## BEGIN SOURCE MATERIAL
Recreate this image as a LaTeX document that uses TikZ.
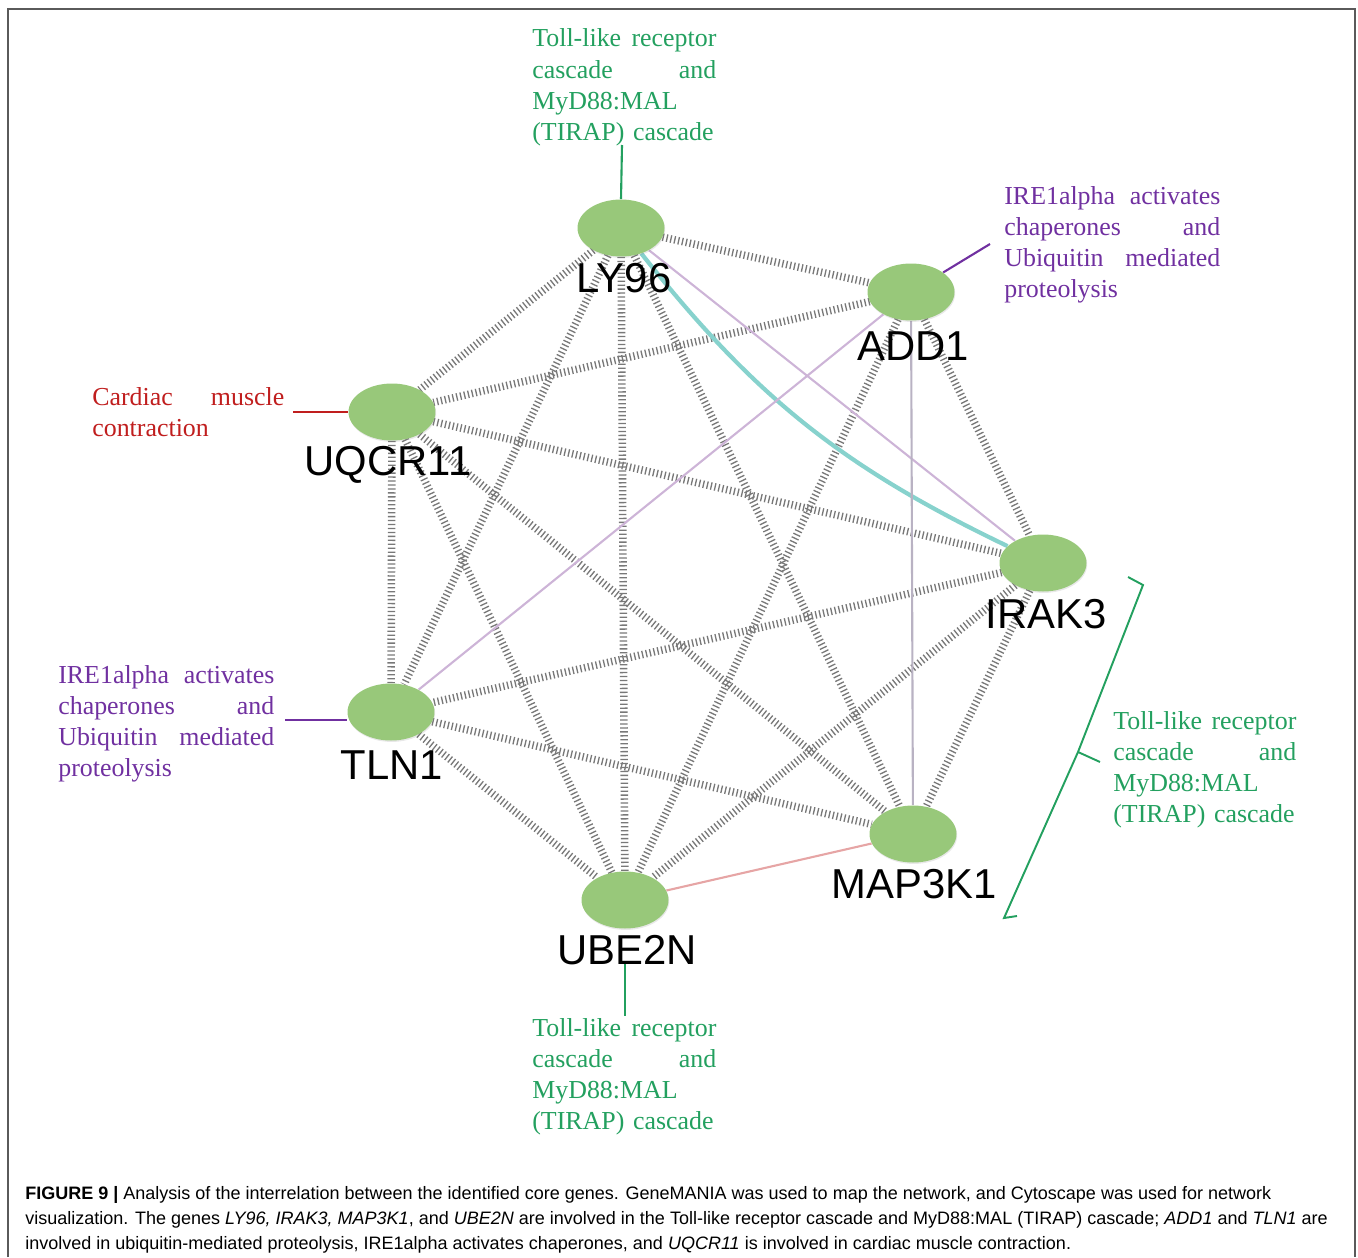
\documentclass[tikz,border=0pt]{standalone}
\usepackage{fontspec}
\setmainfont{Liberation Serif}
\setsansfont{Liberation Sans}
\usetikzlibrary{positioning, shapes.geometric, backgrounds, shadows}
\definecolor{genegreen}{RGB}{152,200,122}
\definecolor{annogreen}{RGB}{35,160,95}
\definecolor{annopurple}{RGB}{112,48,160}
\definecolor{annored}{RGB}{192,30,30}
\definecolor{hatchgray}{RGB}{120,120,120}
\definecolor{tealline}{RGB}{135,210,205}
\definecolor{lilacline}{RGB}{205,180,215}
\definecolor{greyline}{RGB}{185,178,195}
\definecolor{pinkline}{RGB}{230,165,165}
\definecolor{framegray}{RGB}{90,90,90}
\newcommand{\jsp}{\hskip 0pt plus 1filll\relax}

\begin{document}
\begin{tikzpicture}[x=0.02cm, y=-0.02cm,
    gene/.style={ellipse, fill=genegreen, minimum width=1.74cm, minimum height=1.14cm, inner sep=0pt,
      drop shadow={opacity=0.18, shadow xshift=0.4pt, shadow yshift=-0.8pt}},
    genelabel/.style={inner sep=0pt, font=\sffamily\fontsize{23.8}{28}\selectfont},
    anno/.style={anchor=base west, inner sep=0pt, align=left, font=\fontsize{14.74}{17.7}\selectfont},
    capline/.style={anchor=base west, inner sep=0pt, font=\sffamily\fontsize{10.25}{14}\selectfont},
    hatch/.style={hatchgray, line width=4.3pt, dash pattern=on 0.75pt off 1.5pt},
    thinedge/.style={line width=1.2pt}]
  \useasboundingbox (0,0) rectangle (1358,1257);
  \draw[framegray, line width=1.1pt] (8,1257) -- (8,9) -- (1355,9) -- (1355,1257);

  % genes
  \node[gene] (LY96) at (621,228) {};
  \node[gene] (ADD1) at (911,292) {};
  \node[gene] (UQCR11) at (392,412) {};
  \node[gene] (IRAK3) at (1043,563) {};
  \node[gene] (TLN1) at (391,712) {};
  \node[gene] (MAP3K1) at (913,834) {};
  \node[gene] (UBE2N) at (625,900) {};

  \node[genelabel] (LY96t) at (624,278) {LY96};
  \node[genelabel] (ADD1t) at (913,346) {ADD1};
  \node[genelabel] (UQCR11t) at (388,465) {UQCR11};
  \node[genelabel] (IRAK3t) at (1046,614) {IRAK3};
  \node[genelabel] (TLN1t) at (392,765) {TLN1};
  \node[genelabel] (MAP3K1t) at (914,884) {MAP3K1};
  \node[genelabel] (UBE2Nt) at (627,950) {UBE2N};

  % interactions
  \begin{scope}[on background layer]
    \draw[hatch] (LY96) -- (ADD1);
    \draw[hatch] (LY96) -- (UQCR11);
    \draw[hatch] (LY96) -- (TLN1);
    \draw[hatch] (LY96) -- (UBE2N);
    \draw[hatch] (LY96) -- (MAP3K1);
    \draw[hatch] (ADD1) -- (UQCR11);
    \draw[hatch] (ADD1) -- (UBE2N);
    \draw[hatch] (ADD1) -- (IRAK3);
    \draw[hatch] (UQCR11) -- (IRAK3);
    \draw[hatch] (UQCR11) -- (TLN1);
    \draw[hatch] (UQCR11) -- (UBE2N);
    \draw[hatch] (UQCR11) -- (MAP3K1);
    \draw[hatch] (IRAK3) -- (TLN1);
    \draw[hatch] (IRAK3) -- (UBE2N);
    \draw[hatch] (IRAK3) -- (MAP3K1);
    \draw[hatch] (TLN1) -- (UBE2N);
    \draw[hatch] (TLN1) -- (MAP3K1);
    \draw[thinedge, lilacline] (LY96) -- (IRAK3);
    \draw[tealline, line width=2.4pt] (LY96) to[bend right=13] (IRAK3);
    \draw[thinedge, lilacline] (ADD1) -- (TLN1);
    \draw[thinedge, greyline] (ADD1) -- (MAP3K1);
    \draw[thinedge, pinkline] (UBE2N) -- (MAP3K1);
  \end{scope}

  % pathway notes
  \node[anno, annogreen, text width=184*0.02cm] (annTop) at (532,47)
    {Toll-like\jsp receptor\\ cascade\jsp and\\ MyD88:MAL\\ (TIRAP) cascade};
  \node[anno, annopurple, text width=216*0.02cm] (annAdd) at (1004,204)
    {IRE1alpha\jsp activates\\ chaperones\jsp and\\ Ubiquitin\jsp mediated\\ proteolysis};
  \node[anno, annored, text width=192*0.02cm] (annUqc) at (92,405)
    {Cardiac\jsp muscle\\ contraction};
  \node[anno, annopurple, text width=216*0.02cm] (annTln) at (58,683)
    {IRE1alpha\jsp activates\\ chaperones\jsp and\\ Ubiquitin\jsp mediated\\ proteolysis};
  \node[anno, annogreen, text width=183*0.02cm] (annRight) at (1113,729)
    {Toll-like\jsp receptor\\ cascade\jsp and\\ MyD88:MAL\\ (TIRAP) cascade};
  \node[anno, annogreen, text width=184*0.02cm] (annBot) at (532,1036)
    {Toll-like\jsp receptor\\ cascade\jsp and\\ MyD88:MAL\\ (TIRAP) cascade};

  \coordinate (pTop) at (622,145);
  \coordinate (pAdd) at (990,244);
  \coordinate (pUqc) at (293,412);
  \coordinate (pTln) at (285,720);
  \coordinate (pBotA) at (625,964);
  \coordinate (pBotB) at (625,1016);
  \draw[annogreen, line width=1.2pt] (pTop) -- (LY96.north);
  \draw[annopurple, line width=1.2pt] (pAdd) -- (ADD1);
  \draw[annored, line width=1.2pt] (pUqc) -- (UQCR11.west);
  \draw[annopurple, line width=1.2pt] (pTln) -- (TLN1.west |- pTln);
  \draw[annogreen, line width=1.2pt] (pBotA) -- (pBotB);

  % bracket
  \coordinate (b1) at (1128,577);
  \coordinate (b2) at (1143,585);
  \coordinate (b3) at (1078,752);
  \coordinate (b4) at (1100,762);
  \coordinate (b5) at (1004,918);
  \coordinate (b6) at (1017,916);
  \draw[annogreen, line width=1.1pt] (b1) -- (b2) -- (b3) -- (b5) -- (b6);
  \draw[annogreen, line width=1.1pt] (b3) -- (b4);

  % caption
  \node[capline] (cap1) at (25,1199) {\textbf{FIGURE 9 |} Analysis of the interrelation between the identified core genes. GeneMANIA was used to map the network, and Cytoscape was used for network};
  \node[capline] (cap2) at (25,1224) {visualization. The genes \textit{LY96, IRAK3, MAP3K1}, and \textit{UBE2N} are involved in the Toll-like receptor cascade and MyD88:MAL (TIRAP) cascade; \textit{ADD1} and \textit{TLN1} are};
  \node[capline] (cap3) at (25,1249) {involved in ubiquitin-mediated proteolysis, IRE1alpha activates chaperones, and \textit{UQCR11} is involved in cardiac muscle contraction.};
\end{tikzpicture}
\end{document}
## END SOURCE MATERIAL
- [STATED PROBLEM]:
Please extract exactly the lines of the data, from the first through the line containing "(UBE2N) at (625,900)", and add no pictures to the copy.

- [EXPECTED OUTPUT]:
Recreate this image as a LaTeX document that uses TikZ.
\documentclass[tikz,border=0pt]{standalone}
\usepackage{fontspec}
\setmainfont{Liberation Serif}
\setsansfont{Liberation Sans}
\usetikzlibrary{positioning, shapes.geometric, backgrounds, shadows}
\definecolor{genegreen}{RGB}{152,200,122}
\definecolor{annogreen}{RGB}{35,160,95}
\definecolor{annopurple}{RGB}{112,48,160}
\definecolor{annored}{RGB}{192,30,30}
\definecolor{hatchgray}{RGB}{120,120,120}
\definecolor{tealline}{RGB}{135,210,205}
\definecolor{lilacline}{RGB}{205,180,215}
\definecolor{greyline}{RGB}{185,178,195}
\definecolor{pinkline}{RGB}{230,165,165}
\definecolor{framegray}{RGB}{90,90,90}
\newcommand{\jsp}{\hskip 0pt plus 1filll\relax}

\begin{document}
\begin{tikzpicture}[x=0.02cm, y=-0.02cm,
    gene/.style={ellipse, fill=genegreen, minimum width=1.74cm, minimum height=1.14cm, inner sep=0pt,
      drop shadow={opacity=0.18, shadow xshift=0.4pt, shadow yshift=-0.8pt}},
    genelabel/.style={inner sep=0pt, font=\sffamily\fontsize{23.8}{28}\selectfont},
    anno/.style={anchor=base west, inner sep=0pt, align=left, font=\fontsize{14.74}{17.7}\selectfont},
    capline/.style={anchor=base west, inner sep=0pt, font=\sffamily\fontsize{10.25}{14}\selectfont},
    hatch/.style={hatchgray, line width=4.3pt, dash pattern=on 0.75pt off 1.5pt},
    thinedge/.style={line width=1.2pt}]
  \useasboundingbox (0,0) rectangle (1358,1257);
  \draw[framegray, line width=1.1pt] (8,1257) -- (8,9) -- (1355,9) -- (1355,1257);

  % genes
  \node[gene] (LY96) at (621,228) {};
  \node[gene] (ADD1) at (911,292) {};
  \node[gene] (UQCR11) at (392,412) {};
  \node[gene] (IRAK3) at (1043,563) {};
  \node[gene] (TLN1) at (391,712) {};
  \node[gene] (MAP3K1) at (913,834) {};
  \node[gene] (UBE2N) at (625,900) {};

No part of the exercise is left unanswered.